Open Access
Simultaneous estimation of both soil moisture and model parameters using particle filtering method through the assimilation of microwave signal
Author(s) -
Qin Jun,
Liang Shunlin,
Yang Kun,
Kaihotsu Ichiro,
Liu Ronggao,
Koike Toshio
Publication year - 2009
Publication title -
journal of geophysical research: atmospheres
Language(s) - English
Resource type - Journals
SCImago Journal Rank - 1.67
H-Index - 298
eISSN - 2156-2202
pISSN - 0148-0227
DOI - 10.1029/2008jd011358
Subject(s) - water content , environmental science , soil texture , data assimilation , soil science , remote sensing , smoothing , moisture , microwave , soil water , meteorology , computer science , geology , geography , telecommunications , geotechnical engineering , computer vision
Soil moisture is a very important variable in land surface processes. Both field moisture measurements and estimates from modeling have their limitations when being used to estimate soil moisture on a large spatial scale. Remote sensing is becoming a practical method to estimate soil moisture globally; however, the quality of current soil surface moisture products needs to be improved in order to meet practical requirements. Data assimilation (DA) is a promising approach to merge model dynamics and remote sensing observations, thus having the potential to estimate soil moisture more accurately. In this study, a data assimilation algorithm, which couples the particle filter and the kernel smoothing technique, is presented to estimate soil moisture and soil parameters from microwave signals. A simple hydrological model with a daily time step is utilized to reduce the computational burden in the process of data assimilation. An observation operator based on the ratio of two microwave brightness temperatures at different frequencies is designed to link surface soil moisture with remote sensing measurements, and a sensitivity analysis of this operator is also conducted.
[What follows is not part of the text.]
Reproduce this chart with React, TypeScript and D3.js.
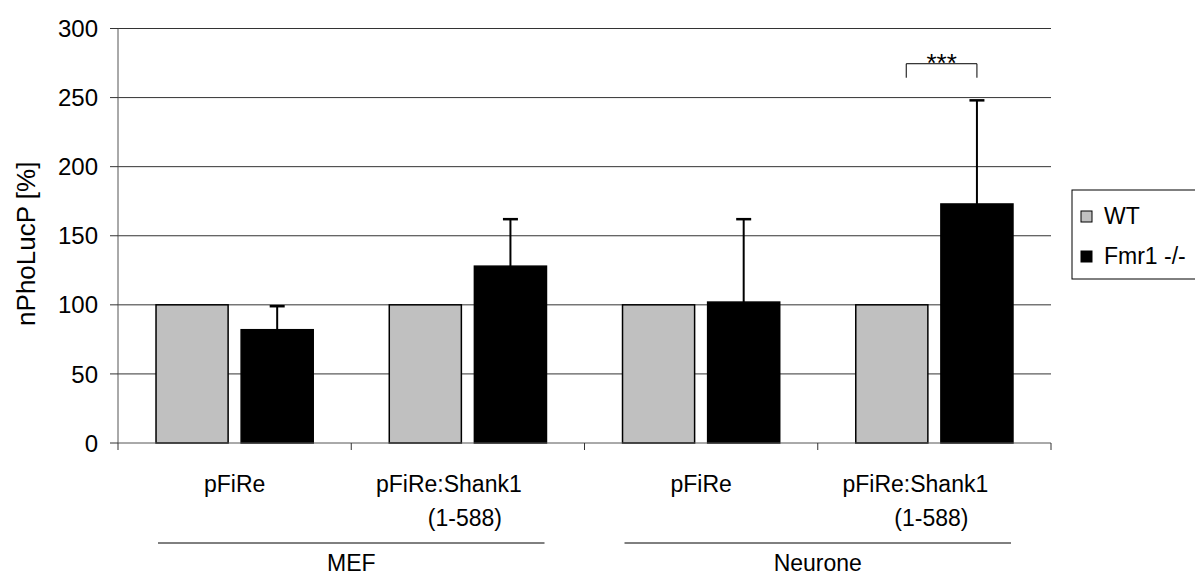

Additionally, a variant of particle filtering method is developed for the joint estimation of soil moisture and soil parameters such as texture and porosity. This assimilation scheme is validated against field moisture measurements at the CEOP/Mongolia experiment site and is found to estimate near‐surface soil moisture very well. The retrieved soil texture still contains large uncertainties as the retrieved values cannot converge to fixed points or narrow ranges when using different initial soil texture values, but the retrieved soil porosity has relatively small uncertainties.